• [Request]: Print the listing in its entirety and exactly, leaving out images.

-- start Given data --

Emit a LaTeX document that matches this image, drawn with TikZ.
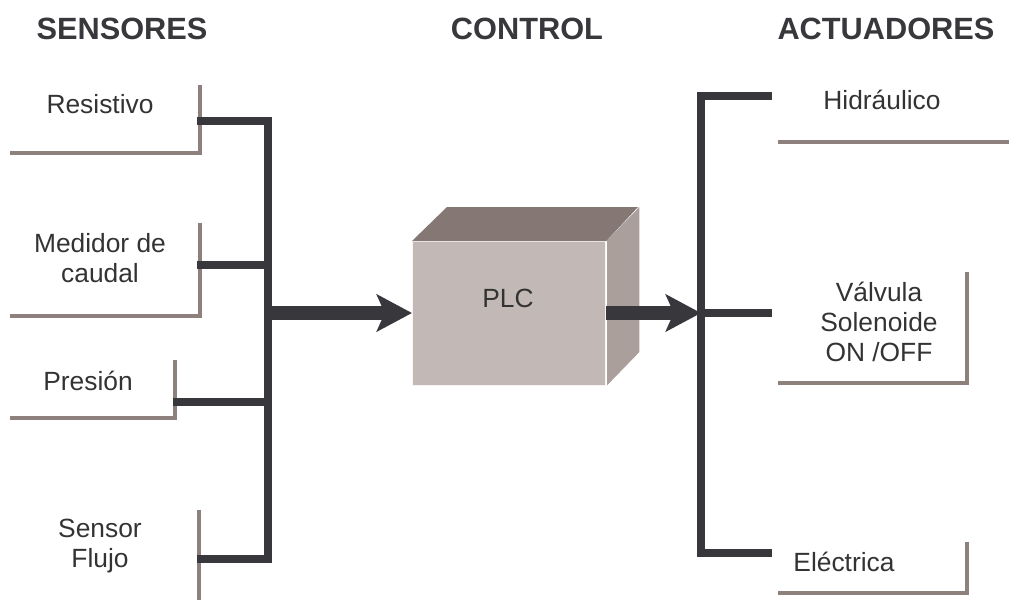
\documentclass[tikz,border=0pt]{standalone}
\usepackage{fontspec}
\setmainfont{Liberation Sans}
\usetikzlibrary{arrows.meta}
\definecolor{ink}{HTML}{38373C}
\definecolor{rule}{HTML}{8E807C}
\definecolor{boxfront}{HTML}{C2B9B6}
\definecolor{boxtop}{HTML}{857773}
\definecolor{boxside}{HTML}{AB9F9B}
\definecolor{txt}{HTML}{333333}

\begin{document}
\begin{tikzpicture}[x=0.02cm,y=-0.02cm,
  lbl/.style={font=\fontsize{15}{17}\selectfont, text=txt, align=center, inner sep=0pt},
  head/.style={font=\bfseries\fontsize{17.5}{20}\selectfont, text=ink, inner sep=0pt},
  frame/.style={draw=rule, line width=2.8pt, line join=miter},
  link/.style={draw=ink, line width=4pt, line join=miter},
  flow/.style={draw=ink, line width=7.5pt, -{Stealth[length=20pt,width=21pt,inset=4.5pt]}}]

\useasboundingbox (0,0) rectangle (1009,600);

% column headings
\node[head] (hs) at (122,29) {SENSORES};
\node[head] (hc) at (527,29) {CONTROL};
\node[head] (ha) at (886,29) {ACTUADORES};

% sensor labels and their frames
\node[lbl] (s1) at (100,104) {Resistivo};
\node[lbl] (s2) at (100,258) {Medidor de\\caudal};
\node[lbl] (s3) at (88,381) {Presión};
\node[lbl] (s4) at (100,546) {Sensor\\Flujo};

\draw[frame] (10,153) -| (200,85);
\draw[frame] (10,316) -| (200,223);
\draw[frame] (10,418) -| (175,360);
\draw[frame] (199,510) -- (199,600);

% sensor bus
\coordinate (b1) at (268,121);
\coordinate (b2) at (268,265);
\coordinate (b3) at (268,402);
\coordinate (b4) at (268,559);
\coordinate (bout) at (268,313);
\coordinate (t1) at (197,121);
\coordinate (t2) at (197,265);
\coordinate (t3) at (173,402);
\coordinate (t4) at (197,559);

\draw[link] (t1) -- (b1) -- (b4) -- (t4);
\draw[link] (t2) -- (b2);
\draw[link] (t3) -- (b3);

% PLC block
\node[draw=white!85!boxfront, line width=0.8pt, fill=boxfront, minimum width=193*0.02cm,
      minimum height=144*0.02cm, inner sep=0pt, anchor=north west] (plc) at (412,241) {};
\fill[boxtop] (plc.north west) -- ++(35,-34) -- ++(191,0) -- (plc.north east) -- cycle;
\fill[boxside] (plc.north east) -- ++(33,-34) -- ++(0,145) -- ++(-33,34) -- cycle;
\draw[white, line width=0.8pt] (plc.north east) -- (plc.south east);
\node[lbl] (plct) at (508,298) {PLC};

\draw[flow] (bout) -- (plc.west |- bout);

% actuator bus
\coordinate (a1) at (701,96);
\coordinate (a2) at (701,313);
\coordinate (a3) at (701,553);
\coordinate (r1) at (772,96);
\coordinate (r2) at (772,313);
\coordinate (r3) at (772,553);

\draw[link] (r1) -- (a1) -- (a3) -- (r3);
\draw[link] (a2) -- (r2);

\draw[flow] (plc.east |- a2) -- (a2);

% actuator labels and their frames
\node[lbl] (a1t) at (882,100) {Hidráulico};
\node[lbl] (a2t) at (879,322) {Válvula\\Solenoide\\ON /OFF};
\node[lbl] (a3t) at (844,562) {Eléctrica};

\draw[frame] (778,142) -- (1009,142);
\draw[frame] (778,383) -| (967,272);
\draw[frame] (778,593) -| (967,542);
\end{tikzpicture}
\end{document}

-- end Given data --

• [The reply]:
Emit a LaTeX document that matches this image, drawn with TikZ.
\documentclass[tikz,border=0pt]{standalone}
\usepackage{fontspec}
\setmainfont{Liberation Sans}
\usetikzlibrary{arrows.meta}
\definecolor{ink}{HTML}{38373C}
\definecolor{rule}{HTML}{8E807C}
\definecolor{boxfront}{HTML}{C2B9B6}
\definecolor{boxtop}{HTML}{857773}
\definecolor{boxside}{HTML}{AB9F9B}
\definecolor{txt}{HTML}{333333}

\begin{document}
\begin{tikzpicture}[x=0.02cm,y=-0.02cm,
  lbl/.style={font=\fontsize{15}{17}\selectfont, text=txt, align=center, inner sep=0pt},
  head/.style={font=\bfseries\fontsize{17.5}{20}\selectfont, text=ink, inner sep=0pt},
  frame/.style={draw=rule, line width=2.8pt, line join=miter},
  link/.style={draw=ink, line width=4pt, line join=miter},
  flow/.style={draw=ink, line width=7.5pt, -{Stealth[length=20pt,width=21pt,inset=4.5pt]}}]

\useasboundingbox (0,0) rectangle (1009,600);

% column headings
\node[head] (hs) at (122,29) {SENSORES};
\node[head] (hc) at (527,29) {CONTROL};
\node[head] (ha) at (886,29) {ACTUADORES};

% sensor labels and their frames
\node[lbl] (s1) at (100,104) {Resistivo};
\node[lbl] (s2) at (100,258) {Medidor de\\caudal};
\node[lbl] (s3) at (88,381) {Presión};
\node[lbl] (s4) at (100,546) {Sensor\\Flujo};

\draw[frame] (10,153) -| (200,85);
\draw[frame] (10,316) -| (200,223);
\draw[frame] (10,418) -| (175,360);
\draw[frame] (199,510) -- (199,600);

% sensor bus
\coordinate (b1) at (268,121);
\coordinate (b2) at (268,265);
\coordinate (b3) at (268,402);
\coordinate (b4) at (268,559);
\coordinate (bout) at (268,313);
\coordinate (t1) at (197,121);
\coordinate (t2) at (197,265);
\coordinate (t3) at (173,402);
\coordinate (t4) at (197,559);

\draw[link] (t1) -- (b1) -- (b4) -- (t4);
\draw[link] (t2) -- (b2);
\draw[link] (t3) -- (b3);

% PLC block
\node[draw=white!85!boxfront, line width=0.8pt, fill=boxfront, minimum width=193*0.02cm,
      minimum height=144*0.02cm, inner sep=0pt, anchor=north west] (plc) at (412,241) {};
\fill[boxtop] (plc.north west) -- ++(35,-34) -- ++(191,0) -- (plc.north east) -- cycle;
\fill[boxside] (plc.north east) -- ++(33,-34) -- ++(0,145) -- ++(-33,34) -- cycle;
\draw[white, line width=0.8pt] (plc.north east) -- (plc.south east);
\node[lbl] (plct) at (508,298) {PLC};

\draw[flow] (bout) -- (plc.west |- bout);

% actuator bus
\coordinate (a1) at (701,96);
\coordinate (a2) at (701,313);
\coordinate (a3) at (701,553);
\coordinate (r1) at (772,96);
\coordinate (r2) at (772,313);
\coordinate (r3) at (772,553);

\draw[link] (r1) -- (a1) -- (a3) -- (r3);
\draw[link] (a2) -- (r2);

\draw[flow] (plc.east |- a2) -- (a2);

% actuator labels and their frames
\node[lbl] (a1t) at (882,100) {Hidráulico};
\node[lbl] (a2t) at (879,322) {Válvula\\Solenoide\\ON /OFF};
\node[lbl] (a3t) at (844,562) {Eléctrica};

\draw[frame] (778,142) -- (1009,142);
\draw[frame] (778,383) -| (967,272);
\draw[frame] (778,593) -| (967,542);
\end{tikzpicture}
\end{document}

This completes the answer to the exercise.